Plans to help lower-paid workers use housing benefit cash to buy a home will be announced later on Thursday so that more people can fulfil “an important desire of the human heart”, Michael Gove has said.
The levelling up secretary said the measure, as well as a relaunch of the right to buy scheme, would encourage more people to purchase their own property.
Both policies will be formally unveiled by the prime minister, Boris Johnson, at a speech in Blackpool on Thursday, as he seeks to move attention away from an embarrassing confidence vote result in which 41% of Tory MPs tried to oust him.
But Labour has said the plans will “make the housing crisis worse” by fuelling further demand without properly addressing supply shortfalls and will not help the poorest.

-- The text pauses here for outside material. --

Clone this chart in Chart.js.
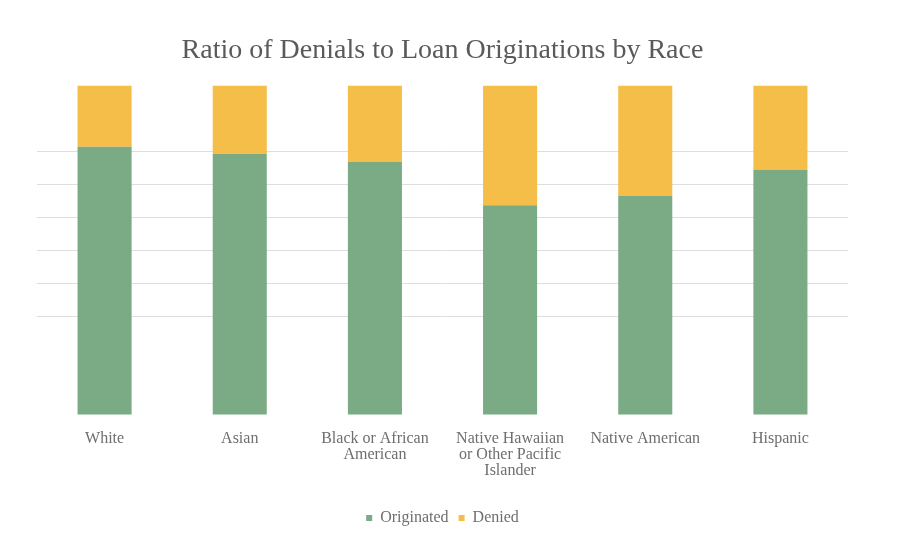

Gove confirmed reports that Johnson would let benefit claimants who receive housing benefit payments to “use that income in order to get on to the property ladder” in obtaining and sustaining mortgages.
The right to buy scheme, first launched by Margaret Thatcher, will also be extended following a pilot in the West Midlands, Gove confirmed.
Given it was also touted by another previous Tory leader, David Cameron, in 2015, Gove admitted it was “an extension of policy that we already have”.
However, the cabinet minister told Sky News that not everyone eligible would be able to use the scheme. He cautioned that “we will cap the number of people who will be able to benefit from this initially and then it will grow over time”.
In his speech later, Johnson is expected to say that he wants renters to be given the chance to buy properties they let from housing associations at discounts of up to 70% — depending on how long they have lived in them.